- WHAT YOU HAVE TO DO
What are the lines from the one with "Write a Python" through the one with "ax.set_ylim(-0.0314, 0.8314)", inclusive? Output them exactly, and leave out the pictures.

- RECORDS FOR THIS EXERCISE
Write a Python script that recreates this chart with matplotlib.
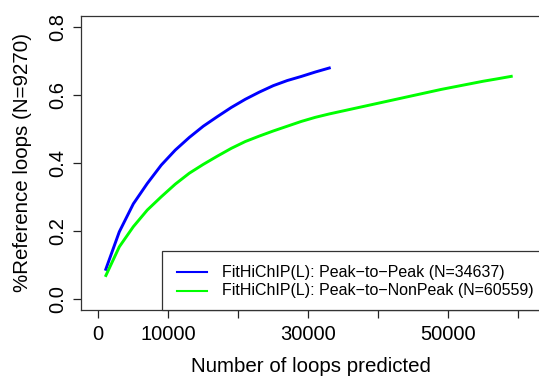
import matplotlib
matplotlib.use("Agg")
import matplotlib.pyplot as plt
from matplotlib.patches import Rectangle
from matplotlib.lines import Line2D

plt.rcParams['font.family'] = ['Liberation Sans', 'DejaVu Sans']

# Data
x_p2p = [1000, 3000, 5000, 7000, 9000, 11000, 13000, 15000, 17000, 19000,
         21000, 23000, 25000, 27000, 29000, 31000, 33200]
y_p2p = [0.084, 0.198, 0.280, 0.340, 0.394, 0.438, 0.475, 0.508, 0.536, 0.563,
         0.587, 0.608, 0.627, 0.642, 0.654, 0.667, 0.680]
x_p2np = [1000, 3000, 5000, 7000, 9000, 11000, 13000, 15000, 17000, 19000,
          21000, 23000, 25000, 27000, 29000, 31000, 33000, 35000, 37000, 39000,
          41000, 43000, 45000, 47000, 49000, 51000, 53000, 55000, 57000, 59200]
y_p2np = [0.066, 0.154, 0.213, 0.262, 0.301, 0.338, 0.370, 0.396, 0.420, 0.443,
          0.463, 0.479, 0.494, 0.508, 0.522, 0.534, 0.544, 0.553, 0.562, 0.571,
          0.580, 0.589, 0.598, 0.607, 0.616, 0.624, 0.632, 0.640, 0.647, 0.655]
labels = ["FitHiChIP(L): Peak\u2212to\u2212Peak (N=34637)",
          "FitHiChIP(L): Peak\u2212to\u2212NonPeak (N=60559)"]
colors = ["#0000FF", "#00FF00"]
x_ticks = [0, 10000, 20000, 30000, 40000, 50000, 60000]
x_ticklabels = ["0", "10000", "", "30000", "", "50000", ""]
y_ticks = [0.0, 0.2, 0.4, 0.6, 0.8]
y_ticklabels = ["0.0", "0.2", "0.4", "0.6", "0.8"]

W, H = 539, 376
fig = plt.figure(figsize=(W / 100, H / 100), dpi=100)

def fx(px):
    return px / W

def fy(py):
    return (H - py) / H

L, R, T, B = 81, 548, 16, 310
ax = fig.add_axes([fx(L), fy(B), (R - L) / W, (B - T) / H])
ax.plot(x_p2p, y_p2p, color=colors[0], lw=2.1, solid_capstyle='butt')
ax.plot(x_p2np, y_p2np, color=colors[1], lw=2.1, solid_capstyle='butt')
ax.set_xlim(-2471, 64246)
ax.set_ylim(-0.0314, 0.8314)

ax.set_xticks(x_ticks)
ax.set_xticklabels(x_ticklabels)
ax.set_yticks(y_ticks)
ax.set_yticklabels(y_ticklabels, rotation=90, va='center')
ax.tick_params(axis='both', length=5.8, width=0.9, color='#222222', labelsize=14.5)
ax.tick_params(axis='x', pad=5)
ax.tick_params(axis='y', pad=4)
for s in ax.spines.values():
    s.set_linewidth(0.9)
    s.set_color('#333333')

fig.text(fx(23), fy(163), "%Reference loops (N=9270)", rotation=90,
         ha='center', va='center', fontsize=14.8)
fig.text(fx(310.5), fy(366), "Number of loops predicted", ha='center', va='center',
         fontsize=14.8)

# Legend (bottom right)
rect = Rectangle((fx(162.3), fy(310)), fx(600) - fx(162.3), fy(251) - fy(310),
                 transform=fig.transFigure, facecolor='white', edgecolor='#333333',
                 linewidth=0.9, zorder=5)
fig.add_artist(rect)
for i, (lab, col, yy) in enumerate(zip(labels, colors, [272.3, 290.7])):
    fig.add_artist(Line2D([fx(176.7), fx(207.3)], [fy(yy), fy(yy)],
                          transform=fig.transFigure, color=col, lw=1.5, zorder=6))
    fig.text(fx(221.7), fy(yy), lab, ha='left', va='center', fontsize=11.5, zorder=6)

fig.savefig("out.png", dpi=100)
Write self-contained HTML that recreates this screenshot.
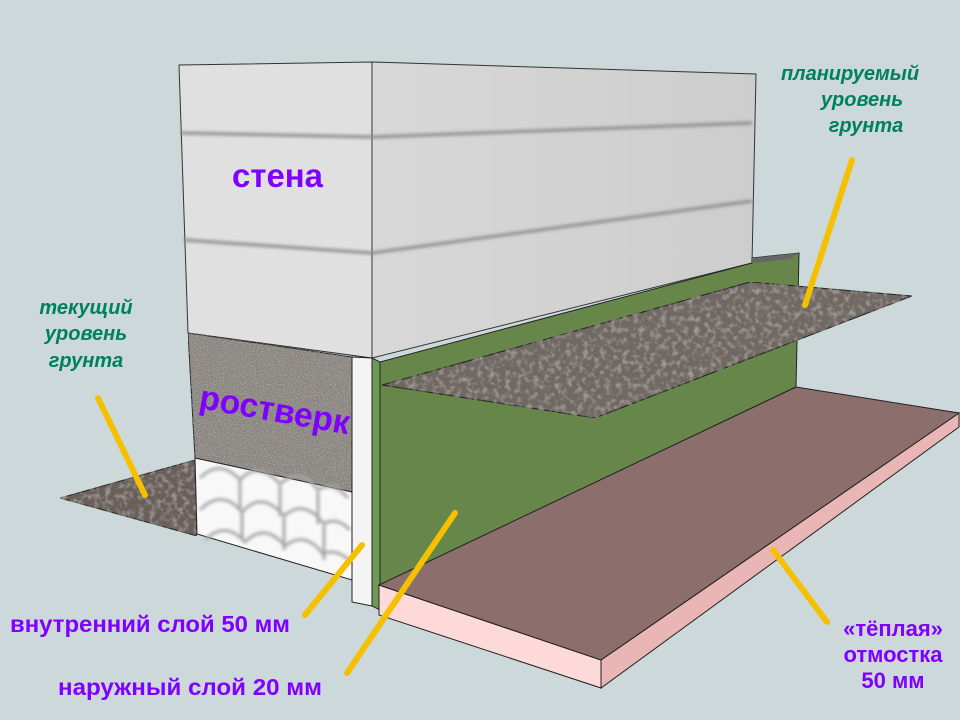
---
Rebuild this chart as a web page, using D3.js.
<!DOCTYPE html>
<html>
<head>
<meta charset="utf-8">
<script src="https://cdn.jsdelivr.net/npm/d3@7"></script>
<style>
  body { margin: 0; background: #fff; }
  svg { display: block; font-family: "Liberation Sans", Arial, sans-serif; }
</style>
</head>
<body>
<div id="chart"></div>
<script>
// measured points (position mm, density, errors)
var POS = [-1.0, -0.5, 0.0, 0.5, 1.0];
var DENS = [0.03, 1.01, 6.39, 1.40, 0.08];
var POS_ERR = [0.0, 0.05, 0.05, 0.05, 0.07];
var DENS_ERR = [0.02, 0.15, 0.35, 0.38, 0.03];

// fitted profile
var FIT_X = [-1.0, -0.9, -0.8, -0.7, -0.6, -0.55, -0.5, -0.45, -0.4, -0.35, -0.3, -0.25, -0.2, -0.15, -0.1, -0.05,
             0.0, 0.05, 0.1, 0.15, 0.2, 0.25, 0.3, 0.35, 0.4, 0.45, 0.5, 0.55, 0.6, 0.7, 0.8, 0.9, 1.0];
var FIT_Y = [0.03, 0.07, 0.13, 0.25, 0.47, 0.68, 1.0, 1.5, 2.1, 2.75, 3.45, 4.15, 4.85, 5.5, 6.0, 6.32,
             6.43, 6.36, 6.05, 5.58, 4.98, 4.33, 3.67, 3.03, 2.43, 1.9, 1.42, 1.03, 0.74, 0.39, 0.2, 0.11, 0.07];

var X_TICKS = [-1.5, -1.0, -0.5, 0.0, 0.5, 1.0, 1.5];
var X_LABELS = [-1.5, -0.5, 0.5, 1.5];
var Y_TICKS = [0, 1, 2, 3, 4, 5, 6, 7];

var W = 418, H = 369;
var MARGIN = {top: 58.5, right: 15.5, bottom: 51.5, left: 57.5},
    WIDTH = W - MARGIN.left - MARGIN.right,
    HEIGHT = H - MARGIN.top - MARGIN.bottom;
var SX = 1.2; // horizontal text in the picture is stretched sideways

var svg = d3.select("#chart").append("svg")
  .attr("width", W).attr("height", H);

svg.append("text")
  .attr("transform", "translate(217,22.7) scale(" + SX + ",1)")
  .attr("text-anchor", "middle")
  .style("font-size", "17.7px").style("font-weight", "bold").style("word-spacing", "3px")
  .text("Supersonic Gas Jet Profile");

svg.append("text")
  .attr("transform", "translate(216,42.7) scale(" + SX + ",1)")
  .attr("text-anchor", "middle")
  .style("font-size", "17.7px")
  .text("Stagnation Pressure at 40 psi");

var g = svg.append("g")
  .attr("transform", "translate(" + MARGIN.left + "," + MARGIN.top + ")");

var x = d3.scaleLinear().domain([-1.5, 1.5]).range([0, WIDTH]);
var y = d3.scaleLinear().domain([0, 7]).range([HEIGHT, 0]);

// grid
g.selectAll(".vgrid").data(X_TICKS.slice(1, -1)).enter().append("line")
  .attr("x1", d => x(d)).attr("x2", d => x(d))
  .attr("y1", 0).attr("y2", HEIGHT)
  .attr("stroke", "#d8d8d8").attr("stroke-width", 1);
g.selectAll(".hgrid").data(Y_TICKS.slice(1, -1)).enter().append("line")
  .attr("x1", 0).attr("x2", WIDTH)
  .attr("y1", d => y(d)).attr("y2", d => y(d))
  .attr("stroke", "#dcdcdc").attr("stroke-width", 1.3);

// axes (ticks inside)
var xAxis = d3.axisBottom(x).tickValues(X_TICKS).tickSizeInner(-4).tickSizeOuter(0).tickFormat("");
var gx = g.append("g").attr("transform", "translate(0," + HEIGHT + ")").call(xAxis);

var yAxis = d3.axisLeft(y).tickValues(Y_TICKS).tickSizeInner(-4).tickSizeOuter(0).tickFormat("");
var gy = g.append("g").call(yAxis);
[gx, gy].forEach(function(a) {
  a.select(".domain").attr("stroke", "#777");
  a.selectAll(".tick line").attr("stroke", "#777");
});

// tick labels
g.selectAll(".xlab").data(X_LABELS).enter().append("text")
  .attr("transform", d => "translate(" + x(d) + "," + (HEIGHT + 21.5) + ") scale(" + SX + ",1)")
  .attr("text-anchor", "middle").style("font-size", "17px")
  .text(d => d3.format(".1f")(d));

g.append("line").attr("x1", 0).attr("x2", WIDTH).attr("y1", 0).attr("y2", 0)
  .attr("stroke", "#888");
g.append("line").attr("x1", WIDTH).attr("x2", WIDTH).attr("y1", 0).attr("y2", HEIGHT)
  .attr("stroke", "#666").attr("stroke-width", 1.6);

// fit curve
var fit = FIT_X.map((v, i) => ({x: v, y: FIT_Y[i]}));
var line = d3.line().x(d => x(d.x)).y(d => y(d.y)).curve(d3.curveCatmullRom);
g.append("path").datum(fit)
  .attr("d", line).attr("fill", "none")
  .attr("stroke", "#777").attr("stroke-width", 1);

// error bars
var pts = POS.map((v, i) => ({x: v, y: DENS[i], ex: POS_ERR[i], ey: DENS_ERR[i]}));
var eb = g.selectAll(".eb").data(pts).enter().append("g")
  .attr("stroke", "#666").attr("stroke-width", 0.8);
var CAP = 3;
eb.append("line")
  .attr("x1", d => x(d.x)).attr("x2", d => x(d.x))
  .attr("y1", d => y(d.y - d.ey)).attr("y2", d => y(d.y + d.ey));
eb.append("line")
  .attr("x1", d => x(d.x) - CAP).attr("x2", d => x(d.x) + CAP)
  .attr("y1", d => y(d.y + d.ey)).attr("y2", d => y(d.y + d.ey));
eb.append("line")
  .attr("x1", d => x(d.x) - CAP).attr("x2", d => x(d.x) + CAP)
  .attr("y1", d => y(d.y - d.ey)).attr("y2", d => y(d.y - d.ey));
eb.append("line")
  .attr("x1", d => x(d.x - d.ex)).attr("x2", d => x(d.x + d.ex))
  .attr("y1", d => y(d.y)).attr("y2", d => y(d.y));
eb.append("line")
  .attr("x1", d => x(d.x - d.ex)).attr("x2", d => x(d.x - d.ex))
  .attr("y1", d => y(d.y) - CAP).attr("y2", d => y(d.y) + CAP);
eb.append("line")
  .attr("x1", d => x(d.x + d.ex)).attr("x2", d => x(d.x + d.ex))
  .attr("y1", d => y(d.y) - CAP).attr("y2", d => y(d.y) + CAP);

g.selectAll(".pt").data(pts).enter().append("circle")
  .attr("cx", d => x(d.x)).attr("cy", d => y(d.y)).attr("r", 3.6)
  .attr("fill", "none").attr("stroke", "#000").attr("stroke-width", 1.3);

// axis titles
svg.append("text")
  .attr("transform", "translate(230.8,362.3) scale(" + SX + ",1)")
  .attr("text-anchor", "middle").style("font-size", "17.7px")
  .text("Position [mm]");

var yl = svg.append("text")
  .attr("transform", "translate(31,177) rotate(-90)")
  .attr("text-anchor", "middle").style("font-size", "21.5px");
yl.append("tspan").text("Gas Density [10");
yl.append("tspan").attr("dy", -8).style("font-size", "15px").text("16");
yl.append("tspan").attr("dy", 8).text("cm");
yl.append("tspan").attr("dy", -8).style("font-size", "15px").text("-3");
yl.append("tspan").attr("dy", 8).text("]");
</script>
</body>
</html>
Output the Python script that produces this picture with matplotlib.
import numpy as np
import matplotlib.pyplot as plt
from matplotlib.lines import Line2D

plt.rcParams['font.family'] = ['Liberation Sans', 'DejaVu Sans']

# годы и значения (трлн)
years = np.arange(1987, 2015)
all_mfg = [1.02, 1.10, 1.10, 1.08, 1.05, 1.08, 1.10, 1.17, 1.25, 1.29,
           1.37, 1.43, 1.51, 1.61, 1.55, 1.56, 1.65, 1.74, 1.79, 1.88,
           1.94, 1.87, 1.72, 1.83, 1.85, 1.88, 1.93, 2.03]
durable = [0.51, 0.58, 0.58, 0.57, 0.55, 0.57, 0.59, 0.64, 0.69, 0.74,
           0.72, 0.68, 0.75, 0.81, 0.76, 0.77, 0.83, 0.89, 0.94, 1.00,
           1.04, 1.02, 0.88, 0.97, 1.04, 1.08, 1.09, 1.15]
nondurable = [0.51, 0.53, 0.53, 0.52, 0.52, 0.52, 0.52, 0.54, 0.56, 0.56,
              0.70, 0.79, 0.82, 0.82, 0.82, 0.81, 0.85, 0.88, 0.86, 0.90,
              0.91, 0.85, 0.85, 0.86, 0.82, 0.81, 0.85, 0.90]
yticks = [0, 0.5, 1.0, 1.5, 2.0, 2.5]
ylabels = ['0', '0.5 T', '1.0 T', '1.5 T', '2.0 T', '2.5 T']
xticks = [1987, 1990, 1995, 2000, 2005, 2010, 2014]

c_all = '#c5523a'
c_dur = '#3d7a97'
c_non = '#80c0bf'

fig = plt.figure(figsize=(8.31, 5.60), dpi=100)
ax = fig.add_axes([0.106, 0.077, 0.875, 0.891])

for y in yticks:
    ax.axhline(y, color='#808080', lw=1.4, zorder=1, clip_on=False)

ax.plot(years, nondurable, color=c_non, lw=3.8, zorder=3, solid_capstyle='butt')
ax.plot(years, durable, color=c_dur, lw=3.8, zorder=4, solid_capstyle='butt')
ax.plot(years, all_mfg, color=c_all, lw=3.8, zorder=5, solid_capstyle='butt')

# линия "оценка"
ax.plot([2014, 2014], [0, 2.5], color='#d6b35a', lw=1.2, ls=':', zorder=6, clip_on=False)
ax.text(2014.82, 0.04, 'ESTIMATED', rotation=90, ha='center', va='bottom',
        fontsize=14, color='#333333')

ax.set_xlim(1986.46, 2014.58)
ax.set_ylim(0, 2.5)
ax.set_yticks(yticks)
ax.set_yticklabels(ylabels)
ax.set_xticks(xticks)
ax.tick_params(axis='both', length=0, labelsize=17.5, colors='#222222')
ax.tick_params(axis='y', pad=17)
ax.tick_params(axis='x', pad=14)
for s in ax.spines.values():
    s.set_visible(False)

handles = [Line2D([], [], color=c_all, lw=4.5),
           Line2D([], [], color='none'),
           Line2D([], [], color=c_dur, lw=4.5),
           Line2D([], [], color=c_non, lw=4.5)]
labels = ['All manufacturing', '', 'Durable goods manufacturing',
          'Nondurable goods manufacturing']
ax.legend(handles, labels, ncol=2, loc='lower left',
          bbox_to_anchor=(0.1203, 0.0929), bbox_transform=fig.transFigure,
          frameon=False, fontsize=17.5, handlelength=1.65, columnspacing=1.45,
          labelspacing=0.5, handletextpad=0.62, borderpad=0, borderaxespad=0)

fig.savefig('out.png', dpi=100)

- WORKED ANSWER
Write a Python script that recreates this chart with matplotlib.
import matplotlib
matplotlib.use("Agg")
import matplotlib.pyplot as plt
from matplotlib.patches import Rectangle
from matplotlib.lines import Line2D

plt.rcParams['font.family'] = ['Liberation Sans', 'DejaVu Sans']

# Data
x_p2p = [1000, 3000, 5000, 7000, 9000, 11000, 13000, 15000, 17000, 19000,
         21000, 23000, 25000, 27000, 29000, 31000, 33200]
y_p2p = [0.084, 0.198, 0.280, 0.340, 0.394, 0.438, 0.475, 0.508, 0.536, 0.563,
         0.587, 0.608, 0.627, 0.642, 0.654, 0.667, 0.680]
x_p2np = [1000, 3000, 5000, 7000, 9000, 11000, 13000, 15000, 17000, 19000,
          21000, 23000, 25000, 27000, 29000, 31000, 33000, 35000, 37000, 39000,
          41000, 43000, 45000, 47000, 49000, 51000, 53000, 55000, 57000, 59200]
y_p2np = [0.066, 0.154, 0.213, 0.262, 0.301, 0.338, 0.370, 0.396, 0.420, 0.443,
          0.463, 0.479, 0.494, 0.508, 0.522, 0.534, 0.544, 0.553, 0.562, 0.571,
          0.580, 0.589, 0.598, 0.607, 0.616, 0.624, 0.632, 0.640, 0.647, 0.655]
labels = ["FitHiChIP(L): Peak\u2212to\u2212Peak (N=34637)",
          "FitHiChIP(L): Peak\u2212to\u2212NonPeak (N=60559)"]
colors = ["#0000FF", "#00FF00"]
x_ticks = [0, 10000, 20000, 30000, 40000, 50000, 60000]
x_ticklabels = ["0", "10000", "", "30000", "", "50000", ""]
y_ticks = [0.0, 0.2, 0.4, 0.6, 0.8]
y_ticklabels = ["0.0", "0.2", "0.4", "0.6", "0.8"]

W, H = 539, 376
fig = plt.figure(figsize=(W / 100, H / 100), dpi=100)

def fx(px):
    return px / W

def fy(py):
    return (H - py) / H

L, R, T, B = 81, 548, 16, 310
ax = fig.add_axes([fx(L), fy(B), (R - L) / W, (B - T) / H])
ax.plot(x_p2p, y_p2p, color=colors[0], lw=2.1, solid_capstyle='butt')
ax.plot(x_p2np, y_p2np, color=colors[1], lw=2.1, solid_capstyle='butt')
ax.set_xlim(-2471, 64246)
ax.set_ylim(-0.0314, 0.8314)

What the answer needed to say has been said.